For well over 30 years now, we’ve been told that the solution to all that ails us is yet another tax cut–primarily for business and the top earners, which will eventually trickle down to everyone else and lift all our boats. We’ve also been told that the solution is to fix some single-issue “problem” in the public sector–e.g., teachers and public education, labor unions (both public and private), excessive regulation/red tape, get tough on crime, voter fraud, etc. And yet while marginal income rates and business tax rates have been repeatedly cut (and now are orders of magnitude lower than during the boom years of the 1950s and 60s), income inequality has steadily risen to levels matching or exceeding the Gilded Age and ancient Rome. Similarly, we’ve attacked both teachers and public education in general, public and private unions, gotten tough on crime, de-regulated banking, finance, airlines, and other economic sectors, and still . . . wages for everyone except the top 1% have been stagnant or declined, even as productivity has risen.
What if… it’s not about lower taxes, trickle down economics, or getting tough on crime, unions, teachers, public education, regulation? What if it’s just about concentrated, monopolistic economic power and the public policy choices that serve it?

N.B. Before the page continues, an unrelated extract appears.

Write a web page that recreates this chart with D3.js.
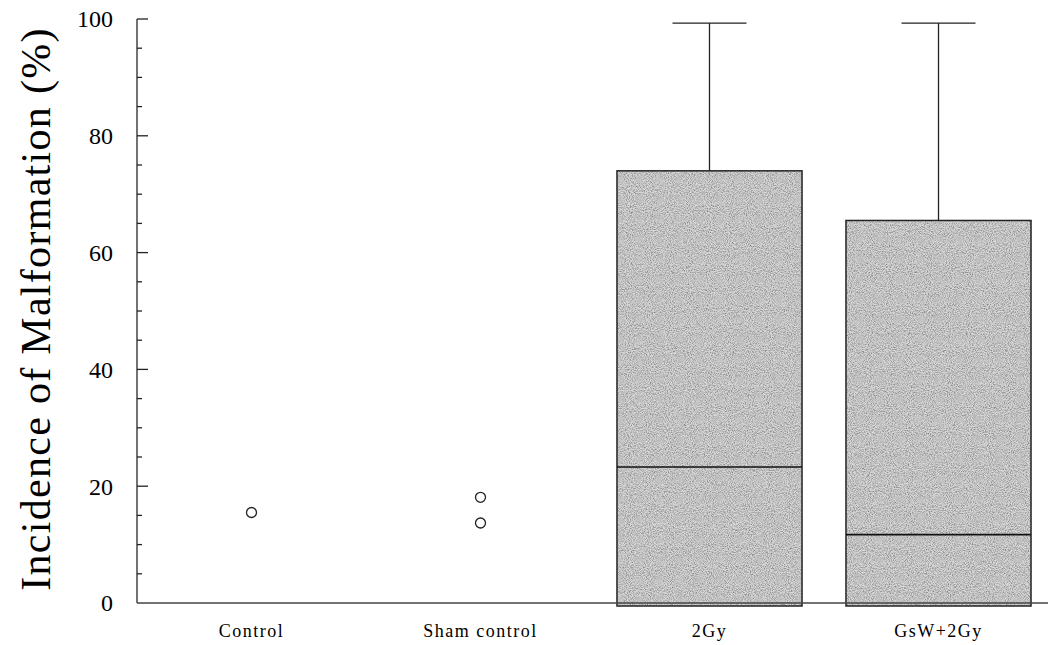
<!DOCTYPE html>
<html>
<head>
<meta charset="utf-8">
<script src="https://cdn.jsdelivr.net/npm/d3@7"></script>
<style>
  body { margin: 0; background: #fff; }
  svg { display: block; }
</style>
</head>
<body>
<div id="chart"></div>
<script>
// groups and box statistics (incidence %)
var categories = ["Control", "Sham control", "2Gy", "GsW+2Gy"];
var boxLow    = [null, null, 0, 0];
var boxMedian = [null, null, 23.3, 11.7];
var boxHigh   = [null, null, 74, 65.5];
var whiskerHigh = [null, null, 99.3, 99.3];
var outliers  = [[15.5], [18.1, 13.7], [], []];
var yTicks = [0, 20, 40, 60, 80, 100];

var w = 1048, h = 645;
var x0 = 137, x1 = 1053, yTop = 19, yBottom = 603;
var serif = "'Liberation Serif', 'DejaVu Serif', serif";

var svg = d3.select("#chart").append("svg")
    .attr("width", w)
    .attr("height", h);

// grainy grey fill, like the scanned stipple
var f = svg.append("defs").append("filter")
    .attr("id", "grain")
    .attr("x", 0).attr("y", 0).attr("width", 1).attr("height", 1);
f.append("feTurbulence")
    .attr("type", "fractalNoise")
    .attr("baseFrequency", 0.95)
    .attr("numOctaves", 2)
    .attr("seed", 7)
    .attr("result", "noise");
f.append("feColorMatrix")
    .attr("in", "noise")
    .attr("type", "matrix")
    .attr("values", "0 0 0 0 0.25  0 0 0 0 0.25  0 0 0 0 0.25  2.2 0 0 0 -0.75")
    .attr("result", "dots");
f.append("feComposite")
    .attr("in", "dots")
    .attr("in2", "SourceGraphic")
    .attr("operator", "in")
    .attr("result", "dots2");
var merge = f.append("feMerge");
merge.append("feMergeNode").attr("in", "SourceGraphic");
merge.append("feMergeNode").attr("in", "dots2");

var x = d3.scaleBand().domain(categories).range([x0, x1]).padding(0);
var y = d3.scaleLinear().domain([0, 100]).range([yBottom, yTop]);

var boxW = x.bandwidth() * 0.808;
var capW = boxW * 0.4;

var rows = categories.map(function(c, i) {
    return { cat: c, lo: boxLow[i], med: boxMedian[i], hi: boxHigh[i], wh: whiskerHigh[i], out: outliers[i] };
});
var boxed = rows.filter(function(d) { return d.hi != null; });

function mid(d) { return x(d.cat) + x.bandwidth() / 2; }

var g = svg.append("g");

g.selectAll("line.whisker")
    .data(boxed)
    .enter()
    .append("line")
    .attr("class", "whisker")
    .attr("x1", mid)
    .attr("x2", mid)
    .attr("y1", function(d) { return y(d.hi); })
    .attr("y2", function(d) { return y(d.wh); })
    .style("stroke", "#222")
    .style("stroke-width", 1.3);

g.selectAll("line.cap")
    .data(boxed)
    .enter()
    .append("line")
    .attr("class", "cap")
    .attr("x1", function(d) { return mid(d) - capW / 2; })
    .attr("x2", function(d) { return mid(d) + capW / 2; })
    .attr("y1", function(d) { return y(d.wh); })
    .attr("y2", function(d) { return y(d.wh); })
    .style("stroke", "#222")
    .style("stroke-width", 1.3);

g.selectAll("rect.fill")
    .data(boxed)
    .enter()
    .append("rect")
    .attr("class", "fill")
    .attr("x", function(d) { return mid(d) - boxW / 2; })
    .attr("width", boxW)
    .attr("y", function(d) { return y(d.hi); })
    .attr("height", function(d) { return y(d.lo) - y(d.hi) + 3; })
    .style("fill", "#d8d8d8")
    .attr("filter", "url(#grain)");

g.selectAll("rect.box")
    .data(boxed)
    .enter()
    .append("rect")
    .attr("class", "box")
    .attr("x", function(d) { return mid(d) - boxW / 2; })
    .attr("width", boxW)
    .attr("y", function(d) { return y(d.hi); })
    .attr("height", function(d) { return y(d.lo) - y(d.hi) + 3; })
    .style("fill", "none")
    .style("stroke", "#222")
    .style("stroke-width", 1.5);

g.selectAll("line.median")
    .data(boxed)
    .enter()
    .append("line")
    .attr("class", "median")
    .attr("x1", function(d) { return mid(d) - boxW / 2; })
    .attr("x2", function(d) { return mid(d) + boxW / 2; })
    .attr("y1", function(d) { return y(d.med); })
    .attr("y2", function(d) { return y(d.med); })
    .style("stroke", "#111")
    .style("stroke-width", 1.6);

// outlier circles
var pts = [];
rows.forEach(function(d) {
    d.out.forEach(function(v) { pts.push({ cat: d.cat, v: v }); });
});
g.selectAll("circle")
    .data(pts)
    .enter()
    .append("circle")
    .attr("cx", mid)
    .attr("cy", function(d) { return y(d.v); })
    .attr("r", 5)
    .style("fill", "#fff")
    .style("stroke", "#222")
    .style("stroke-width", 1.3);

// y axis, ticks pointing inwards
var yAxis = svg.append("g").attr("transform", "translate(" + x0 + ",0)");
yAxis.append("line")
    .attr("x1", 0).attr("x2", 0)
    .attr("y1", y(100)).attr("y2", y(0))
    .style("stroke", "#444")
    .style("stroke-width", 1.5);

yAxis.selectAll("line.minor")
    .data(d3.range(5, 100, 5).filter(function(v) { return v % 20 != 0; }))
    .enter()
    .append("line")
    .attr("class", "minor")
    .attr("x1", 0).attr("x2", 5)
    .attr("y1", function(d) { return y(d); })
    .attr("y2", function(d) { return y(d); })
    .style("stroke", "#222")
    .style("stroke-width", 1.3);

yAxis.selectAll("line.major")
    .data(yTicks.filter(function(v) { return v > 0; }))
    .enter()
    .append("line")
    .attr("class", "major")
    .attr("x1", 0).attr("x2", 11)
    .attr("y1", function(d) { return y(d); })
    .attr("y2", function(d) { return y(d); })
    .style("stroke", "#222")
    .style("stroke-width", 1.3);

yAxis.selectAll("text")
    .data(yTicks)
    .enter()
    .append("text")
    .attr("x", -24)
    .attr("y", function(d) { return y(d); })
    .attr("dy", "0.35em")
    .attr("text-anchor", "end")
    .style("font-family", serif)
    .style("font-size", "24px")
    .text(function(d) { return d; });

// x axis baseline and group labels
svg.append("line")
    .attr("x1", x0).attr("x2", w)
    .attr("y1", y(0)).attr("y2", y(0))
    .style("stroke", "#444")
    .style("stroke-width", 1.5);

svg.selectAll("text.cat")
    .data(categories)
    .enter()
    .append("text")
    .attr("class", "cat")
    .attr("x", function(d) { return x(d) + x.bandwidth() / 2; })
    .attr("y", 637)
    .attr("text-anchor", "middle")
    .style("font-family", serif)
    .style("font-size", "18px")
    .style("letter-spacing", "1.5px")
    .text(function(d) { return d; });

// y axis title
svg.append("text")
    .attr("transform", "translate(50," + ((yTop + yBottom) / 2 - 2) + ") rotate(-90)")
    .attr("text-anchor", "middle")
    .style("font-family", serif)
    .style("font-size", "42px")
    .style("letter-spacing", "1.3px")
    .text("Incidence of Malformation (%)");
</script>
</body>
</html>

Two side-by-side op-ed articles in Monday’s NY Times seem to ask this question. In Knowledge Isn’t Power, Paul Krugman argues that “Rising inequality isn’t about who has the knowledge; it’s about who has the power.” And that the all too pervasive “education-centric” narrative promoted by the “very serious people” is a false side-show meant to distract us. In Even Better Than a Tax Cut, Lawrence Mishel, co-chair of Americans for Tax Fairness, similarly argues that rising inequality isn’t an act of nature or God: “Contrary to conventional wisdom, wage stagnation is not a result of forces beyond our control. It is a result of a policy regime that has undercut the individual and collective bargaining power of most workers. Because wage stagnation was caused by policy, it can be reversed by policy, too.”
The point is that there are other policy choices we could make–besides endlessly lowering taxes or attacking teachers, labor unions, and regulation. What if we explored some of them in projects like Rewarding Work or The Future of Employment?